President Trump on Monday praised Italy’s populist Prime Minister Giuseppe Conte for striking a hard line on immigration and used his visit to the White House to reiterate a threat to shut down the federal government over border-control funding.
Trump and Conte, who was installed last month to lead an anti-establishment coalition government, expressed camaraderie on a range of issues, billing themselves as kindred spirits in their bids to upset the status quo.
During a joint news conference, Trump said he is the “most closely aligned” with Conte over any of the other five leaders in the Group of Seven nations, which include U.S. allies France, Germany and Britain. The two first met at the G-7 summit in Canada last month, where Trump disrupted what had typically been a close-knit economic dialogue by abruptly yanking support for a joint statement after the conference.
“We’re both outsiders to politics — can you believe it?” Trump said, standing next to Conte in the East Room.
Trump said his counterpart was doing a “fantastic job” in his efforts to curb immigration levels, as Italy and other European nations have struggled to deal with a spike of migrants from northern Africa and the Middle East in recent years.
Trump emphasized at the news conference that he would have “no problem doing a shutdown” if Congress fails to support border-control measures backed by the White House, including billions of dollars for his proposed wall at the U.S.-Mexico border.
“We agreed that border security is national security — they are one and the same,” Trump said. “Like the United States, Italy is under enormous strain as the result of illegal immigration, and they fought it hard. . . . Italy got tired of it; they didn’t want it any longer.”
Trump, who first threatened a potential shutdown over the weekend in a tweet, said he has “no red line” and would leave room for negotiations over his demands.
But the president added: “I would certainly be willing to consider a shutdown if we don’t get proper border security.”
Republican leaders on Capitol Hill have sought to avoid a shutdown, which could come in October, just ahead of the midterm elections in November.

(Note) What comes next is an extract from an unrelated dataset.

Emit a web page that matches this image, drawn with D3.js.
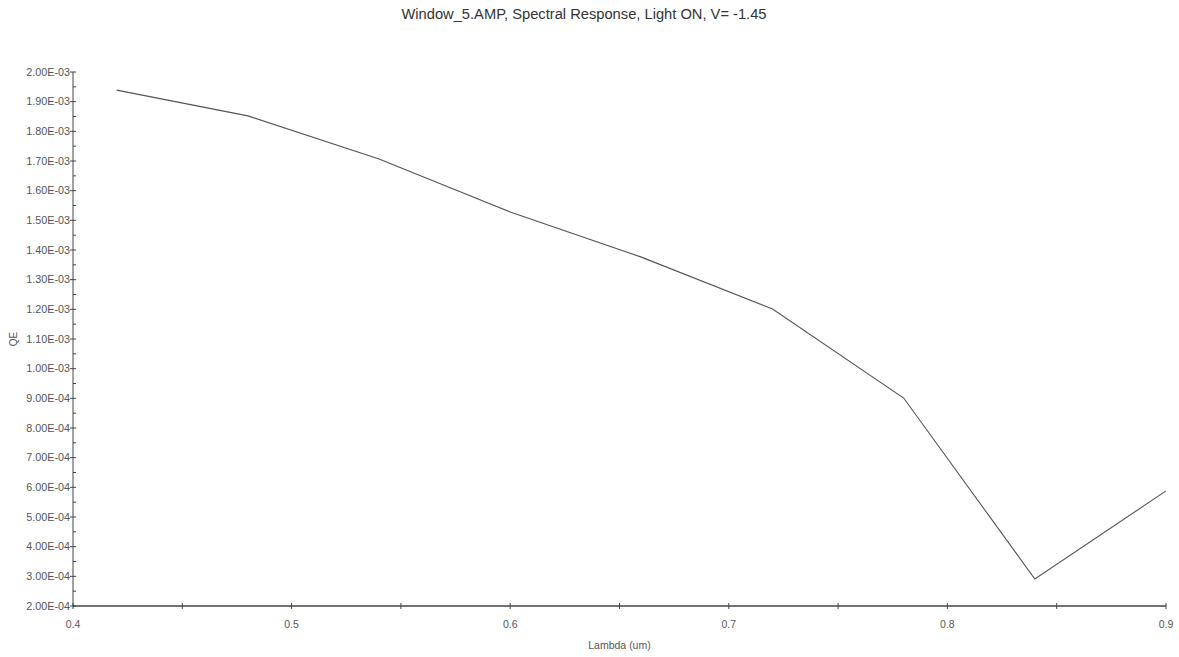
<!DOCTYPE html>
<html>
<head>
<meta charset="utf-8">
<script src="https://cdn.jsdelivr.net/npm/d3@7"></script>
<style>
  html, body { margin: 0; padding: 0; background: #fff; }
  svg { display: block; font-family: "Liberation Sans", Arial, sans-serif; }
</style>
</head>
<body>
<div id="chart"></div>
<script>
// Data
const lambda = [0.42, 0.48, 0.54, 0.60, 0.66, 0.72, 0.78, 0.84, 0.90];
const qe = [1.939e-3, 1.852e-3, 1.707e-3, 1.528e-3, 1.376e-3, 1.201e-3, 9.01e-4, 2.91e-4, 5.88e-4];

const xTicks = [0.4, 0.5, 0.6, 0.7, 0.8, 0.9];
const yTicks = [2e-4, 3e-4, 4e-4, 5e-4, 6e-4, 7e-4, 8e-4, 9e-4, 1e-3, 1.1e-3, 1.2e-3,
                1.3e-3, 1.4e-3, 1.5e-3, 1.6e-3, 1.7e-3, 1.8e-3, 1.9e-3, 2e-3];

const titleText = 'Window_5.AMP, Spectral Response, Light ON, V= -1.45';
const xLabel = 'Lambda (um)';
const yLabel = 'QE';

const width = 1179, height = 657;
const margin = {top: 72, right: 13, bottom: 51, left: 73};

const svg = d3.select('#chart')
    .append('svg')
    .attr('width', width)
    .attr('height', height);

const x = d3.scaleLinear()
    .domain([0.4, 0.9])
    .range([margin.left, width - margin.right]);

const y = d3.scaleLinear()
    .domain([2e-4, 2e-3])
    .range([height - margin.bottom, margin.top]);

const axisColor = '#444';
const textColor = '#555';

// Title
svg.append('text')
    .attr('x', 584)
    .attr('y', 19)
    .attr('text-anchor', 'middle')
    .attr('font-size', '14.7px')
    .attr('fill', '#333')
    .text(titleText);

// Minor ticks (half steps)
const fmtY = v => v.toExponential(2).toUpperCase().replace(/E([+-])(\d)$/, 'E$10$2');

const yMinor = yTicks.slice(1).map((t, i) => (t + yTicks[i]) / 2);
const xMinor = xTicks.slice(1).map((t, i) => (t + xTicks[i]) / 2);

// Y axis
const yAxis = svg.append('g');
yAxis.append('line')
    .attr('x1', x(0.4)).attr('x2', x(0.4))
    .attr('y1', y(2e-3)).attr('y2', y(2e-4))
    .attr('stroke', axisColor);
yAxis.selectAll('.ymaj').data(yTicks).join('line')
    .attr('x1', x(0.4) - 3).attr('x2', x(0.4) + 3)
    .attr('y1', d => y(d)).attr('y2', d => y(d))
    .attr('stroke', axisColor);
yAxis.selectAll('.ymin').data(yMinor).join('line')
    .attr('x1', x(0.4)).attr('x2', x(0.4) + 3)
    .attr('y1', d => y(d)).attr('y2', d => y(d))
    .attr('stroke', axisColor);
yAxis.selectAll('text').data(yTicks).join('text')
    .attr('x', x(0.4) - 3)
    .attr('y', d => y(d))
    .attr('dy', '0.35em')
    .attr('text-anchor', 'end')
    .attr('font-size', '10.8px')
    .attr('fill', textColor)
    .text(fmtY);

// X axis
const xAxis = svg.append('g');
xAxis.append('line')
    .attr('x1', x(0.4)).attr('x2', x(0.9))
    .attr('y1', y(2e-4)).attr('y2', y(2e-4))
    .attr('stroke', axisColor)
    .attr('stroke-width', 1.3);
xAxis.selectAll('.xmaj').data(xTicks.concat(xMinor)).join('line')
    .attr('x1', d => x(d)).attr('x2', d => x(d))
    .attr('y1', y(2e-4) - 3).attr('y2', y(2e-4) + 3)
    .attr('stroke', axisColor);
xAxis.selectAll('text').data(xTicks).join('text')
    .attr('x', d => x(d))
    .attr('y', y(2e-4) + 22)
    .attr('text-anchor', 'middle')
    .attr('font-size', '10.5px')
    .attr('fill', textColor)
    .text(d => d3.format('.1f')(d));

// Axis titles
svg.append('text')
    .attr('x', (x(0.4) + x(0.9)) / 2)
    .attr('y', 649)
    .attr('text-anchor', 'middle')
    .attr('font-size', '10.5px')
    .attr('fill', textColor)
    .text(xLabel);

svg.append('text')
    .attr('transform', `translate(17,${(y(2e-4) + y(2e-3)) / 2}) rotate(-90)`)
    .attr('text-anchor', 'middle')
    .attr('font-size', '10px')
    .attr('fill', textColor)
    .text(yLabel);

// Data line
const line = d3.line()
    .x((d, i) => x(lambda[i]))
    .y(d => y(d));

svg.append('path')
    .datum(qe)
    .attr('fill', 'none')
    .attr('stroke', '#555')
    .attr('stroke-width', 1.1)
    .attr('d', line);
</script>
</body>
</html>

Republicans are worried about the potential of losing control of the House amid polling that shows Democrats holding an edge in general support among registered voters.
“It’s disgraceful — we have laws that don’t work,” Trump said. “We’re working around those laws. It’s unfortunate.”
Conte, a soft-spoken lawyer with no previous political experience, was a consensus choice after two populist political movements came out ahead in Italy’s March 4 election. The election planks that led to Europe’s only fully populist government sound familiar — promises to crack down on migration, suspicion of collective decision-making and regulation in Europe, a desire for better relations with Russia, and an easing of sanctions on Moscow.
The common ground is a rare example of transatlantic cooperation at a time when Trump has strained alliances by imposing tariffs, criticizing the leaders of Germany and Britain, and railing against what he considers freeloading by NATO allies who do not meet targets for defense spending.
Ahead of Conte’s visit, Trump had cheered the Italian premier’s role as the lone supporter of Trump’s public desire to invite Russia back into what was previously the Group of Eight leading economies. (It became the G-7 when Russia was suspended in 2014 over its annexation of Ukraine’s Crimea region.)
At their news conference, Conte appeared to endorse Trump’s decision to meet with Russian President Vladimir Putin in Helsinki two weeks ago, agreeing with him that “if you want to solve a problem, you cannot choose your counterparts.”
Conte’s government has suggested it would be willing to support easing some economic sanctions imposed on Russia by the European Union. Asked about that position, he said that “it is unthinkable to lift those sanctions overnight.”
But he added that he remains “open to dialogue with Russia” and that the sanctions “cannot represent an end” to relations with that nation.
Trump has drawn intense criticism from Democrats and some Republicans for his relationship with Putin, including failing to warn him directly in public over Russia’s efforts to interfere in U.S. elections.
Trump jumped in after Conte finished talking at the news conference to declare that “sanctions against Russia will remain — as is.”
On the issue of NATO defense spending, Italy is among the countries that do not meet the collective target of 2 percent of gross domestic product per member nation, something Trump has repeatedly denounced as unfair to the United States, which does meet the goal.
Conte sought to convince Trump that he understood the criticism, stating that it was a “reasonable position.”
“I will be the carrier of that message,” Conte said, “and I will try to make others understand his positions, as well.”